§ **Your task**
Exactly repeat the material, dropping only the pictures.
# Start of Stored data
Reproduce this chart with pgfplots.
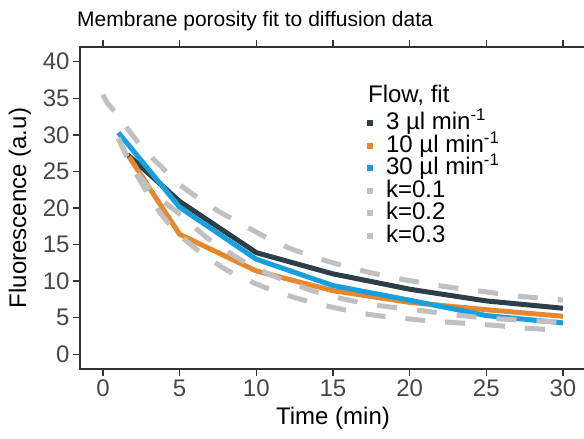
\documentclass[border=0pt]{standalone}
\usepackage{fontspec}
\setmainfont{Liberation Sans}
\usepackage{pgfplots}
\pgfplotsset{compat=1.18}
\definecolor{cdark}{HTML}{2C3E48}
\definecolor{corange}{HTML}{E6892E}
\definecolor{cblue}{HTML}{17A0DC}
\definecolor{cgray}{HTML}{C0C0C0}
\definecolor{caxis}{HTML}{333333}
\begin{document}
\begin{tikzpicture}
\begin{axis}[
  scale only axis, width=506pt, height=322pt,
  xmin=-1.5, xmax=31.5, ymin=-2, ymax=42,
  xtick={0,5,...,30}, ytick={0,5,...,40},
  tick align=outside, major tick length=7pt,
  axis line style={line width=1.4pt, color=caxis},
  every tick/.style={line width=1.4pt, color=caxis},
  /pgf/number format/assume math mode=true,
  tick label style={font=\fontsize{24}{28}\selectfont, text=black!72},
  xlabel={Time (min)}, ylabel={Fluorescence (a.u)},
  label style={font=\fontsize{24}{28}\selectfont},
  xlabel style={at={(axis description cs:0.5,-0.1739)}, anchor=base},
  ylabel style={at={(axis description cs:-0.1186,0.5)}, anchor=center},
  legend style={at={(axis description cs:0.567,0.7935)}, anchor=north west,
    draw=none, fill=none, inner sep=0pt, row sep=1.5pt,
    font=\fontsize{24}{28}\selectfont,
    nodes={inner sep=1pt, text height=15pt, text depth=4pt}},
  legend cell align=left,
  legend image code/.code={\path[#1, draw=none, fill] (0pt,-2pt) rectangle (6pt,4pt);},
  /tikz/every odd column/.append style={column sep=12pt},
]
\addplot[color=cdark, line width=5pt, line join=round] coordinates {
 (1.6,27.3) (5,20.9) (10,13.9) (15,11.0) (20,8.9) (25,7.3) (30,6.3)};
\addlegendentry{3 µl min\textsuperscript{-1}}
\addplot[color=corange, line width=5pt, line join=round] coordinates {
 (1.7,27.0) (5,16.4) (10,11.4) (15,8.7) (20,7.1) (25,6.1) (30,5.2)};
\addlegendentry{10 µl min\textsuperscript{-1}}
\addplot[color=cblue, line width=5pt, line join=round] coordinates {
 (1.0,30.3) (5,20.1) (10,13.0) (15,9.4) (20,7.4) (25,5.3) (30,4.3)};
\addlegendentry{30 µl min\textsuperscript{-1}}
\addplot[color=cgray, line width=5pt, dash pattern=on 20pt off 20pt, smooth] coordinates {
 (0,35.5) (0.3,34.3) (1,32.6) (2.08,29.5) (3,27.3) (3.97,25.3) (5,23.2) (6.26,21.3) (7.5,19.6) (8.7,18.2) (10,16.7) (11,15.6) (12.3,14.4) (13.7,13.4) (15,12.5) (16.6,11.6) (18,10.9) (19.4,10.3) (20.8,9.8) (22.2,9.3) (23.6,8.9) (25.1,8.5) (26.5,8.1) (27.9,7.8) (30,7.4)};
\addlegendentry{k=0.1}
\addplot[color=cgray, line width=5pt, dash pattern=on 20pt off 20pt, smooth] coordinates {
 (1.0,29.5) (1.7,26.6) (2.4,24.3) (3.5,21.6) (4.8,19.5) (6,17.3) (7.05,15.5) (8.3,13.8) (9.5,12.3) (10.8,11.0) (12.1,9.9) (13.5,8.8) (15,7.9) (16.3,7.3) (17.6,6.8) (19,6.4) (20.3,6.1) (21.8,5.7) (23.4,5.3) (24.8,5.0) (26.2,4.8) (28,4.6) (30,4.4)};
\addlegendentry{k=0.2}
\addplot[color=cgray, line width=5pt, dash pattern=on 20pt off 20pt, smooth] coordinates {
 (1.0,29.5) (1.7,26.4) (2.4,23.8) (3.2,21.0) (4.0,18.6) (5,16.3) (6.2,14.2) (7.4,12.4) (8.6,10.9) (9.8,9.8) (11.0,8.8) (12.6,7.7) (14.2,6.8) (15.5,6.2) (16.9,5.6) (18.3,5.2) (19.7,4.9) (21.1,4.6) (22.5,4.4) (23.9,4.2) (25.3,4.0) (26.7,3.75) (28.1,3.5) (30,3.3)};
\addlegendentry{k=0.3}
\node[anchor=base west, inner sep=0pt, font=\fontsize{24}{28}\selectfont] at (axis description cs:0.569,0.829) {Flow, fit};
\end{axis}
\node[anchor=base west, inner sep=0pt, font=\fontsize{21}{25}\selectfont] at (-3pt,342pt) {Membrane porosity fit to diffusion data};
\pgfresetboundingbox
\useasboundingbox (-80pt,-70pt) rectangle (504pt,369pt);
\end{tikzpicture}
\end{document}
# End of Stored data
§ **Result**
Reproduce this chart with pgfplots.
\documentclass[border=0pt]{standalone}
\usepackage{fontspec}
\setmainfont{Liberation Sans}
\usepackage{pgfplots}
\pgfplotsset{compat=1.18}
\definecolor{cdark}{HTML}{2C3E48}
\definecolor{corange}{HTML}{E6892E}
\definecolor{cblue}{HTML}{17A0DC}
\definecolor{cgray}{HTML}{C0C0C0}
\definecolor{caxis}{HTML}{333333}
\begin{document}
\begin{tikzpicture}
\begin{axis}[
  scale only axis, width=506pt, height=322pt,
  xmin=-1.5, xmax=31.5, ymin=-2, ymax=42,
  xtick={0,5,...,30}, ytick={0,5,...,40},
  tick align=outside, major tick length=7pt,
  axis line style={line width=1.4pt, color=caxis},
  every tick/.style={line width=1.4pt, color=caxis},
  /pgf/number format/assume math mode=true,
  tick label style={font=\fontsize{24}{28}\selectfont, text=black!72},
  xlabel={Time (min)}, ylabel={Fluorescence (a.u)},
  label style={font=\fontsize{24}{28}\selectfont},
  xlabel style={at={(axis description cs:0.5,-0.1739)}, anchor=base},
  ylabel style={at={(axis description cs:-0.1186,0.5)}, anchor=center},
  legend style={at={(axis description cs:0.567,0.7935)}, anchor=north west,
    draw=none, fill=none, inner sep=0pt, row sep=1.5pt,
    font=\fontsize{24}{28}\selectfont,
    nodes={inner sep=1pt, text height=15pt, text depth=4pt}},
  legend cell align=left,
  legend image code/.code={\path[#1, draw=none, fill] (0pt,-2pt) rectangle (6pt,4pt);},
  /tikz/every odd column/.append style={column sep=12pt},
]
\addplot[color=cdark, line width=5pt, line join=round] coordinates {
 (1.6,27.3) (5,20.9) (10,13.9) (15,11.0) (20,8.9) (25,7.3) (30,6.3)};
\addlegendentry{3 µl min\textsuperscript{-1}}
\addplot[color=corange, line width=5pt, line join=round] coordinates {
 (1.7,27.0) (5,16.4) (10,11.4) (15,8.7) (20,7.1) (25,6.1) (30,5.2)};
\addlegendentry{10 µl min\textsuperscript{-1}}
\addplot[color=cblue, line width=5pt, line join=round] coordinates {
 (1.0,30.3) (5,20.1) (10,13.0) (15,9.4) (20,7.4) (25,5.3) (30,4.3)};
\addlegendentry{30 µl min\textsuperscript{-1}}
\addplot[color=cgray, line width=5pt, dash pattern=on 20pt off 20pt, smooth] coordinates {
 (0,35.5) (0.3,34.3) (1,32.6) (2.08,29.5) (3,27.3) (3.97,25.3) (5,23.2) (6.26,21.3) (7.5,19.6) (8.7,18.2) (10,16.7) (11,15.6) (12.3,14.4) (13.7,13.4) (15,12.5) (16.6,11.6) (18,10.9) (19.4,10.3) (20.8,9.8) (22.2,9.3) (23.6,8.9) (25.1,8.5) (26.5,8.1) (27.9,7.8) (30,7.4)};
\addlegendentry{k=0.1}
\addplot[color=cgray, line width=5pt, dash pattern=on 20pt off 20pt, smooth] coordinates {
 (1.0,29.5) (1.7,26.6) (2.4,24.3) (3.5,21.6) (4.8,19.5) (6,17.3) (7.05,15.5) (8.3,13.8) (9.5,12.3) (10.8,11.0) (12.1,9.9) (13.5,8.8) (15,7.9) (16.3,7.3) (17.6,6.8) (19,6.4) (20.3,6.1) (21.8,5.7) (23.4,5.3) (24.8,5.0) (26.2,4.8) (28,4.6) (30,4.4)};
\addlegendentry{k=0.2}
\addplot[color=cgray, line width=5pt, dash pattern=on 20pt off 20pt, smooth] coordinates {
 (1.0,29.5) (1.7,26.4) (2.4,23.8) (3.2,21.0) (4.0,18.6) (5,16.3) (6.2,14.2) (7.4,12.4) (8.6,10.9) (9.8,9.8) (11.0,8.8) (12.6,7.7) (14.2,6.8) (15.5,6.2) (16.9,5.6) (18.3,5.2) (19.7,4.9) (21.1,4.6) (22.5,4.4) (23.9,4.2) (25.3,4.0) (26.7,3.75) (28.1,3.5) (30,3.3)};
\addlegendentry{k=0.3}
\node[anchor=base west, inner sep=0pt, font=\fontsize{24}{28}\selectfont] at (axis description cs:0.569,0.829) {Flow, fit};
\end{axis}
\node[anchor=base west, inner sep=0pt, font=\fontsize{21}{25}\selectfont] at (-3pt,342pt) {Membrane porosity fit to diffusion data};
\pgfresetboundingbox
\useasboundingbox (-80pt,-70pt) rectangle (504pt,369pt);
\end{tikzpicture}
\end{document}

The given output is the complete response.